Es gibt Paare, die sich deshalb darauf geeinigt haben, auch andere Sexualpartner zu erlauben. Man spricht dann oft von einer "offenen Beziehung". Mir gefällt dieser Ausdruck nicht so gut, klingt er doch für mich so, als ob die Beziehung "lose" sei, was es keinenfalls sein muss. Und es gibt sogar Paare, die zusammen in Swingerclubs gehen.
Aber warum ist diese sexuelle Treue für viele noch so wichtig? Viele behaupten, sofort mit dem Partner Schluss zu machen, wenn sie erfahren sollten, dass er fremdgegangen sei.
Eine Ursache wurde mit dem Verweis auf das "selfish gene" bereits genannt. Ähnlich gewichtig, wenn nicht sogar stärker wird dabei die Sozialisation sein.
Doch wenn wir uns selbst darüber aufgeklärt haben, woher dieses Ideal kommt und zu dem Schluss kommen, dass es keinen guten Grund mehr gibt, dieses in dieser Rigorosität zu vertreten, warum tun es die meisten dann trotzdem?
1. Vermutung: Viele haben Angst, dass der Partner die sexuelle und die emotionale Ebene nicht trennen können. Zwar gehören Sex und Liebe nicht notwendig zusammen, doch kann eine sexuelle Verbindung auch zu einer emotionalen werden. Es wird also befürchtet, dass der Partner sich in jemand anderes verlieben könnte, wenn er mit diesem Sex hat und die alte Beziehung auflöst.

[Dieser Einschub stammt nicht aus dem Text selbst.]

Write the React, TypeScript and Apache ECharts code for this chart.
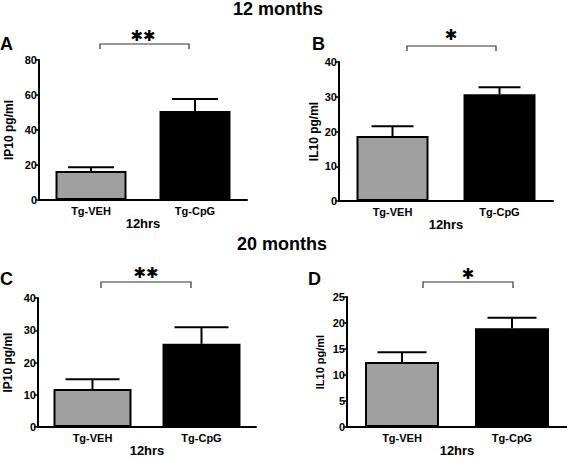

2. Vermutung: Für viele hat eine Beziehung auch etwas mit dem Besitz eines anderen zu tun. Mein Partner ist MEIN Partner. Er gehört zu mir - er GEHÖRT mir. Niemand anders darf ihn besitzen!
Auch wenn die meisten eine solche Sicht auf eine Beziehung für falsch halten, besitzen dennoch viele Menschen diese Denkstruktur. Dass der Partner Sex mit jemand anderes haben könnte, wird demnach als Gefahr für seine Besitzansprüche verstanden und bekämpft.
3. Vermutung: Einige interpretieren das Fremdgehen als Absage an die eigenen Fähigkeiten. "Er/Sie geht fremd? Dann bin ich im Bett wohl eine Niete... Er/Sie soll nicht fremdgehen, damit ich keinen Grund dazu habe, mich als sexueller Versager zu fühlen!"
Dass der Partner fremdgeht heißt aber nicht notwendig, dass der andere eine Niete im Bett ist. Man denke an die Paare, die in Swingerclubs gehen.
Was haltet ihr von diesen Vermutungen?
Gibt es andere Gründe?
Wie wichtig ist euch sexuelle Treue? Und warum?
Habt oder hattet ihr schonmal eine "offene Beziehung" und wie bewertet ihr diese?
Sollte das Ideal der sex. Treue weiter gestärkt oder besser relativiert werden?